The case is far from unique. Newspaper publishers have been cribbing stories from each other from the dawn of the industry, updating “late editions” of city papers with themes from other outlets. The problem in the modern age is that it’s unbelievably easy to do this – the internet is a giant copying machine which allows words (and music and videos) to be reproduced for free, and the problem of how to reward original creators is one that’s unlikely to be solved by the South African High Court.

(You really need to read  Nick Davies’ excellent Flat Earth News to understand how the mechanics of news have always functioned and how the internet and pressure to gain eyeballs on web pages has driven them into crisis.)

All web publishers have their own formal or informal guidelines regarding sourcing stories from other people. Some will want to independently research everything they write. Even the Guardian’s Alan Rushbridger, however, is known to often quote Jeff Jarvis’ maxim “Do what you do best, link to the rest”.

That’s certainly our philosophy here at htxt.africa. We recognise that we’re a small team and can’t cover everything, so we link to other people’s stories when we think there’s something really interesting we didn’t get to that’s worthy of a read. We aim to do this transparently without taking anything from the original authors. We also believe, however, that copyright in its current form is entirely unfit for purpose on the internet and that cases like Moneyweb v Fin24 won’t actually achieve that much. Hence the reason we publish under a Creative Commons licence.

But what court cases like this do throw up is some really interesting information. van Niekerk’s affidavit is fascinating because there are large sections of analysis which uses specific examples to show how the giant echo chamber of news works. He highlights examples of stories where things work well, with extra information and opinion added at every point, and examples where it’s not – where chunks of copy are ripped off without attribution.
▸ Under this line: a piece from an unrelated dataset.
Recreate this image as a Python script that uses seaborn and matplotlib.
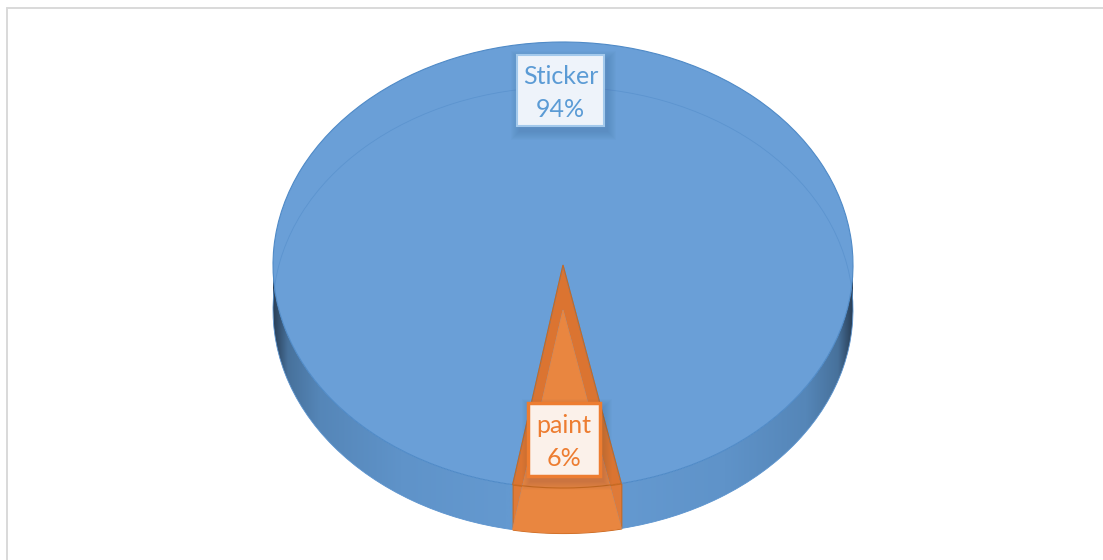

The most interesting part of it, however, is where Moneyweb’s research team have gone to great lengths to analyse Fin24’s output over a year. What’s astonishing, for me, is not that Fin24 aggregates news – since that’s an official part of the site’s editorial policy – but how little it does.

Of “around 10 000” stories published in a year – which I assume is 2013 but isn’t made clear – Moneyweb’s researchers claim that only 205 were aggregated stories, and only 11 came from Moneyweb. That seems surprisingly conservative unless you take the lines above into account. According to Moneyweb, Fin24 produced only 950 original stories in-house, and commission 237 pieces of freelance.

A staggering 8 200 – or 82% – of stories were wire copy, produced by three news agencies Reuters, SAPA and AFP.

And this, to me, underlines a more pressing problem with media. The dependency on wire copy is huge – the same stories and the same words are endlessly recycled everywhere. Every major publisher in South Africa subscribes to the wire agencies for online copy (although not so much in print) and derives a lot of traffic from it. Sometimes it’s a valuable source of breaking news – who has court reporters other than SAPA these days? – but often it’s just a filler while you focus on “what you do best”. The problem is that it’s not very diverse, and it’s an outdated crutch.

Worse, local news agency SAPA is in trouble – apparently the controversial owner of Independent Media, Iqbal Surve, is looking to purchase it – which raises big questions about the value news organisations are providing readers now and in the future. Personally, I’d rather see a news landscape where – for example – we send readers to Moneyweb for financial news we don’t cover, and they send readers here for the latest on IT innovation.

Sadly, I also suspect journalists and editors are too competitive to ever actual do that in a friendly and hands-offish manner. But who knows, perhaps Moneyweb versus Fin24 will actually get us all thinking about the things that matter and putting the interests of readers above the base business considerations.

Then again, we all have to eat… but does it have to be each other?